Think of the times we imagine ourselves as alone, with the family gone, forgetting that we are never truly alone—God is in the room. Our casual compliance with sin is often a forgetfulness of God as it is rebellion against God.
It’s such a simple notion, but it can be so revolutionary. God is in the room!
This is the straightforward message of a seventeenth century monk named Brother Lawrence. In the midst of a busy life, Brother Lawrence re-evaluated his priorities and decided that, more than anything else in the world, he wanted to practice the presence of God. At first, he found it a difficult thing to do—he kept forgetting!—but with practice, he found that God’s love made it possible. When he realized it had been awhile since he had thought of God he didn’t freak out or obsess over it; he simply acknowledged the lapse to God and “returned to Him with even more confidence for having suffered such misery in forgetting Him so.”
Over time, “he was more united to God in his ordinary activities than when he devoted himself to religious activities.” Indeed, he found that “the best way of reaching God was by doing ordinary tasks…entirely for the love of God.” In Brother Lawrence’s mind, prayer was not quantifiably different than peeling potatoes: “It was a great delusion to think that time set aside for prayer should be different from other times.”
Such an attitude takes an ordinary, routine moment and makes it worshipful: “we should not weary of doing little things for the love of God who looks not at the grandeur of these actions but rather at the love with which they are performed.” Imagine how such an attitude could transform doing the dishes, driving the daily commute to work, taking care of the laundry, putting up with a boring or stressful job, or sitting through yet another soccer tournament.
Brother Lawrence’s goal in life was brilliantly simple: to become the most perfect adorer (and, I might add, rememberer) of God that he could. But once again, he found it more a matter of delight than obligation: “We are to be pitied for our willingness to be satisfied with so little. God has infinite treasures to give us and still we are satisfied with brief passing moments of piety.” Brother Lawrence discovered that “there is no mode of life in the world more pleasing and more full of delight than continual conversations with God.” He became such an enthusiastic practitioner of God’s presence that he said, “If I were a preacher, I would preach nothing else but the practice of the presence of God.”
Remind yourself, every morning, every noontime, every evening: God is in the room.
Tell it to each other, every time you’re tempted to yell, or criticize, or ridicule, or even ignore each other: God is in the room.
Tell it to your children, throughout the day: God is in the room.

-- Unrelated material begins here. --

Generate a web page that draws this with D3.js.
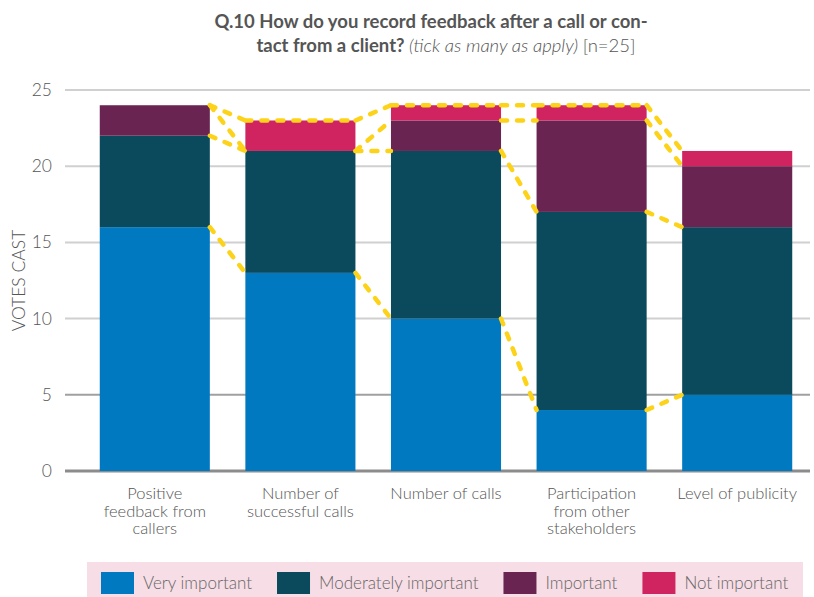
<!DOCTYPE html>
<html lang="en">
<head>
<meta charset="UTF-8">
<title>Q.10 feedback</title>
<style>
body { margin: 0; background: #fff; }
text { font-family: Lato, "Open Sans", sans-serif; }
.tick-label { font-size: 17.5px; font-weight: 300; fill: #555; }
.cat-label { font-size: 16.5px; font-weight: 300; fill: #555; }
.series-line { fill: none; stroke: #fdd319; stroke-width: 4.5px; stroke-linecap: round; stroke-dasharray: 6, 10; }
</style>
</head>
<body>
<script src="https://cdn.jsdelivr.net/npm/d3@7"></script>
<script>
// data
var categories = [
    ["Positive", "feedback from", "callers"],
    ["Number of", "successful calls"],
    ["Number of calls"],
    ["Participation", "from other", "stakeholders"],
    ["Level of publicity"]
];
var seriesNames = ["Very important", "Moderately important", "Important", "Not important"];
var veryImportant = [16, 13, 10, 4, 5];
var moderatelyImportant = [6, 8, 11, 13, 11];
var important = [2, 0, 2, 6, 4];
var notImportant = [0, 2, 1, 1, 1];
var yTicks = [0, 5, 10, 15, 20, 25];
var colors = ["#0079c1", "#0b4a5c", "#6a2452", "#cf2460"];
// bars whose top also carries the dashed line across it
var topLineOnBar = [false, true, true, true, false];

var width = 814, height = 597;

var svg = d3.select("body").append("svg")
    .attr("width", width)
    .attr("height", height);

var x = d3.scaleBand()
    .domain(d3.range(categories.length))
    .range([82, 810])
    .paddingInner(0.244)
    .paddingOuter(0.122);

var y = d3.scaleLinear().domain([0, 25]).range([471, 90]);

// table for stacking
var rows = categories.map(function(c, i) {
    return { i: i, v0: veryImportant[i], v1: moderatelyImportant[i], v2: important[i], v3: notImportant[i] };
});
var stack = d3.stack().keys(["v0", "v1", "v2", "v3"]);
var stacked = stack(rows);

// title
var title = svg.append("text")
    .attr("text-anchor", "middle")
    .style("font-size", "18.5px")
    .style("fill", "#555");
title.append("tspan")
    .attr("x", 431).attr("y", 28)
    .style("font-weight", "700")
    .text("Q.10 How do you record feedback after a call or con-");
var t2 = title.append("tspan").attr("x", 446).attr("y", 52);
t2.append("tspan").style("font-weight", "700").text("tact from a client? ");
t2.append("tspan").style("font-weight", "300").style("font-style", "italic").text("(tick as many as apply) ");
t2.append("tspan").style("font-weight", "300").text("[n=25]");

// grid
var grid = svg.append("g");
grid.selectAll("line")
    .data(yTicks)
    .enter().append("line")
    .attr("x1", 65).attr("x2", 810)
    .attr("y1", function(d) { return y(d); })
    .attr("y2", function(d) { return y(d); })
    .style("stroke", function(d) { return d === 0 ? "#8c8c8c" : (d === 5 ? "#a0a0a0" : "#d0d0d0"); })
    .style("stroke-width", function(d) { return d === 0 ? 3 : 2; });

svg.append("g").selectAll("text")
    .data(yTicks)
    .enter().append("text")
    .attr("class", "tick-label")
    .attr("x", 52)
    .attr("y", function(d) { return y(d) + 6; })
    .attr("text-anchor", "end")
    .text(function(d) { return d; });

svg.append("text")
    .attr("transform", "translate(25," + y(12.5) + ") rotate(-90)")
    .attr("text-anchor", "middle")
    .style("font-size", "17.5px")
    .style("font-weight", "300")
    .style("fill", "#555")
    .text("VOTES CAST");

// bars
svg.append("g").selectAll("g")
    .data(stacked)
    .enter().append("g")
    .attr("fill", function(d, k) { return colors[k]; })
    .selectAll("rect")
    .data(function(d) { return d; })
    .enter().append("rect")
    .attr("x", function(d) { return x(d.data.i); })
    .attr("width", x.bandwidth())
    .attr("y", function(d) { return y(d[1]); })
    .attr("height", function(d) { return y(d[0]) - y(d[1]); });

// series lines between bars
var line = d3.line().x(function(p) { return p[0]; }).y(function(p) { return p[1]; });
var segs = [];
stacked.forEach(function(s) {
    for (var i = 0; i < s.length - 1; i++) {
        segs.push([[x(i) + x.bandwidth(), y(s[i][1])], [x(i + 1), y(s[i + 1][1])]]);
    }
});
var topSeries = stacked[stacked.length - 1];
topSeries.forEach(function(d, i) {
    if (topLineOnBar[i]) segs.push([[x(i), y(d[1])], [x(i) + x.bandwidth(), y(d[1])]]);
});
svg.append("g").selectAll("path")
    .data(segs)
    .enter().append("path")
    .attr("class", "series-line")
    .attr("d", line);

// category labels
var cat = svg.append("g").selectAll("text")
    .data(categories)
    .enter().append("text")
    .attr("class", "cat-label")
    .attr("text-anchor", "middle");
cat.selectAll("tspan")
    .data(function(d, i) { return d.map(function(t) { return { t: t, i: i }; }); })
    .enter().append("tspan")
    .attr("x", function(d) { return x(d.i) + x.bandwidth() / 2; })
    .attr("y", function(d, j) { return 499 + j * 17.5; })
    .text(function(d) { return d.t; });

// legend
svg.append("rect")
    .attr("x", 87).attr("y", 562)
    .attr("width", 716).attr("height", 35)
    .attr("fill", "#f7dde5");

var legend = svg.append("g");
var lx = 101;
seriesNames.forEach(function(name, k) {
    legend.append("rect")
        .attr("x", lx).attr("y", 572)
        .attr("width", 33).attr("height", 22)
        .attr("fill", colors[k]);
    var tx = legend.append("text")
        .attr("x", lx + 42).attr("y", 589)
        .style("font-size", "17px")
        .style("font-weight", "300")
        .style("fill", "#666")
        .text(name);
    lx += 42 + tx.node().getComputedTextLength() + 25;
});
</script>
</body>
</html>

Let’s keep telling it to ourselves and to each other until we practice it and live it, until we live and breathe with the blessed remembrance: God is in the room.
God is in the room.
(This post is excerpted and adapted from my book Devotions for Sacred Parenting
http://www.garythomas.com/books/devotions-for-sacred-parenting/)
Jeanne says
Practicing the Presence of God is one of my all-time favorite books that I have read time and time again. Thank you for this wonderful message and reminder that we can take with us anywhere and everywhere! On a side note, this message reminds me of a sign I saw hanging in a bathroom…
“Wash your hands and say your prayers because Jesus and germs are everywhere!”
Justine says
Haha!! I saw that sign at Kirklands, and I’ve been wanting to get it since getting married and setting up our bathroom!! 🙂 Love it!